Life literally looks pretty black-and-white for a Neapolitan wife and mother in Anna (Per amor vostro), from Italian director Giuseppe M. Gaudino (Round the Moons Between Earth and Sea). An extremely mannered and increasingly preposterous tale of a fortysomething woman who has to deal with an abusive, double-dealing husband and a handsome, soap-actor lover who seems to be too good to be true, this drama wants to be too many things at once and ends up being nothing but an overlong, stylistically exhausting hodgepodge. Somewhat inexplicably part of the Venice competition this year, it also won its admittedly hardworking star, Valeria Golino, the Best Actress Coppa Volpi in a very limited field. The jury, as has been known to happen when acting honors are considered, might have unintentionally confused “best acting” for “most acting.”

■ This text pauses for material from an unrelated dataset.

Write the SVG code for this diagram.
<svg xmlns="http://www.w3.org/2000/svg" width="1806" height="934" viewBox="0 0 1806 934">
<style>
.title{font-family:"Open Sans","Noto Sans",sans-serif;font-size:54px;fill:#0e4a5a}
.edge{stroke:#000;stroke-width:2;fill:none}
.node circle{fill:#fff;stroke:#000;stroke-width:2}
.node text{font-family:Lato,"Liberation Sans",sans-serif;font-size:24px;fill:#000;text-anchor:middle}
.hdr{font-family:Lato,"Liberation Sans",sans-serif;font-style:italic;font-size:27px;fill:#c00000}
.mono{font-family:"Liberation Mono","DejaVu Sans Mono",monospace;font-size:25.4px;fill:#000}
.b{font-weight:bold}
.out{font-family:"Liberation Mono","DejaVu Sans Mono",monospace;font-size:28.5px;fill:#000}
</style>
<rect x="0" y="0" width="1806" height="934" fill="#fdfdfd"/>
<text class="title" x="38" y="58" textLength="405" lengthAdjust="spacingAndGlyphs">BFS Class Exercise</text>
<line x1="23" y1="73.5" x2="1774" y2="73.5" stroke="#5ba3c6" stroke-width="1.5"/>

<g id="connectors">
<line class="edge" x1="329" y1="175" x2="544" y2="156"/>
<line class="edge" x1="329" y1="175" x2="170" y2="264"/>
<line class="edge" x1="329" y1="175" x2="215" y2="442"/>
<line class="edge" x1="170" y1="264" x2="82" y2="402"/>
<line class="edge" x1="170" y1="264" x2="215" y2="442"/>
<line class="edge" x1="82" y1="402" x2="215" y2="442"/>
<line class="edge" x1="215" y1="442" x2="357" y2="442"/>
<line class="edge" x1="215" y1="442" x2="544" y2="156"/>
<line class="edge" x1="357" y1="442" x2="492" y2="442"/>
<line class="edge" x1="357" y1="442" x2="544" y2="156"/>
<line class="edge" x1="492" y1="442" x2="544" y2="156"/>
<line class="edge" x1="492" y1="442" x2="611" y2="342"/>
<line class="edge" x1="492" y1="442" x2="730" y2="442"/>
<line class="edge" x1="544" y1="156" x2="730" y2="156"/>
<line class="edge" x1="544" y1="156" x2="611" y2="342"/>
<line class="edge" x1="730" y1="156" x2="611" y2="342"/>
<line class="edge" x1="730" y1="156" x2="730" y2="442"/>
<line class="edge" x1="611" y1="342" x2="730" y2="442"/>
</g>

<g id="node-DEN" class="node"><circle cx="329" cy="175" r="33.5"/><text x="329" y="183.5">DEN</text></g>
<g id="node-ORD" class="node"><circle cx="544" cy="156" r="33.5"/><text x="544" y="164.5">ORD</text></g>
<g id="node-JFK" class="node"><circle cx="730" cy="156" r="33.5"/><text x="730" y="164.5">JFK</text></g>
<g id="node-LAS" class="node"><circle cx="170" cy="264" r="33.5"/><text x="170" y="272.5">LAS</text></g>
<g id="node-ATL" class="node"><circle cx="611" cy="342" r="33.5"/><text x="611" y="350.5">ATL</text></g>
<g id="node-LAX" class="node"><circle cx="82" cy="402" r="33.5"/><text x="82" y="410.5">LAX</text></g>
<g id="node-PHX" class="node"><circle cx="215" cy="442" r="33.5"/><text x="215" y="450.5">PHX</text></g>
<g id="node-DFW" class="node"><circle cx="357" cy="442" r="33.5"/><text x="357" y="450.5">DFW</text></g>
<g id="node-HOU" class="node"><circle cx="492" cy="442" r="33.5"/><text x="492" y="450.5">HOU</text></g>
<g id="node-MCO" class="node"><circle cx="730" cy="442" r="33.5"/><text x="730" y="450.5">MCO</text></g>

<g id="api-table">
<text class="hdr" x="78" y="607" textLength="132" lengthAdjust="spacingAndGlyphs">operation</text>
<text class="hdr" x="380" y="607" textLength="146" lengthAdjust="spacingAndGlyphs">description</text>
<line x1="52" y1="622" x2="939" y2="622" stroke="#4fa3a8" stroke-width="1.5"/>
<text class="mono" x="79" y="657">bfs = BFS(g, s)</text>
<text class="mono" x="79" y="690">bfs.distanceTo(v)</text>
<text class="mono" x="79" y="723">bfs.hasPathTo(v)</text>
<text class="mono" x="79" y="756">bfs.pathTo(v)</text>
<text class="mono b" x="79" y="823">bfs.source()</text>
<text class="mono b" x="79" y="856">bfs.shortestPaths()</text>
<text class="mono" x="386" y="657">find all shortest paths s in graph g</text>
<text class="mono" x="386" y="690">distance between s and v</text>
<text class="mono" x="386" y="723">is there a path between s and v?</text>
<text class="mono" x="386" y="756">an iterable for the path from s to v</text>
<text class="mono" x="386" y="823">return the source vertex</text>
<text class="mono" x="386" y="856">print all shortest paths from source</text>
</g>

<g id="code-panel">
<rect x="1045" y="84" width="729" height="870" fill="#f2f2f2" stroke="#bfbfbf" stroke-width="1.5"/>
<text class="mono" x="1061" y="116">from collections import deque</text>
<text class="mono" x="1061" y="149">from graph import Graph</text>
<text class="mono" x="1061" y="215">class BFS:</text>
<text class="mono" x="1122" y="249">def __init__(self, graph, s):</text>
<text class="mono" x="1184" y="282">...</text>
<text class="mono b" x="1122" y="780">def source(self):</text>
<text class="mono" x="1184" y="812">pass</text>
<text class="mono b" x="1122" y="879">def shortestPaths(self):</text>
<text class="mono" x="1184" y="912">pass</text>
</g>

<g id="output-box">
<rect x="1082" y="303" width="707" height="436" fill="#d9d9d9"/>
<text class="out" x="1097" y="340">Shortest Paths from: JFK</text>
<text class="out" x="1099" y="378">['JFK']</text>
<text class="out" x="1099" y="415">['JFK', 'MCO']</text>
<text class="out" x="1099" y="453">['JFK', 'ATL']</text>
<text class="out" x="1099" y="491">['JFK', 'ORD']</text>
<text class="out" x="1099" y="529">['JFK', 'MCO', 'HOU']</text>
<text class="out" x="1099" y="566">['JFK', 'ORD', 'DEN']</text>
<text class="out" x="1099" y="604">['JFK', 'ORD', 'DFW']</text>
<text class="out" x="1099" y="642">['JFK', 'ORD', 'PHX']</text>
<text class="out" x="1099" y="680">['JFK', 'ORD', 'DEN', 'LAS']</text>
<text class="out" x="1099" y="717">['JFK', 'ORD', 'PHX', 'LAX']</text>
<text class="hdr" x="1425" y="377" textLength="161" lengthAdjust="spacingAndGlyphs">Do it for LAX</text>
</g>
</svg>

This is not to knock Golino, still most famous stateside for her roles in Rain Man and the Hot Shots movies, who is capable of great restraint, as seen recently in Paolo Virzi’s Human Capital, which represented Italy in the foreign-language Oscar race earlier this year. The Italo-Greek actress, who was born in Naples but whose Neapolitan accent here seems to come and go, has recently shown herself to be an excellent writer-director as well, debuting with the beautifully introspective and carefully balanced film, Miele, about assisted suicide (that film was produced by many of the same people credited here, including Golino’s partner, the actor and former heartthrob Riccardo Scamarcio). What’s problematic is that the tone of Gaudino’s film is too histrionic to register as sincere and that Golino’s performance, like the material that surrounds it, is way over the top. And that’s without mentioning the film’s visual overload, with the director shooting in somber black-and-white but occasionally adding colors to certain sequences, while also drawing with various colors on freeze frames of Golino’s character several times to suggest she’s a kind of saint. It is often simply too much and often not very subtle.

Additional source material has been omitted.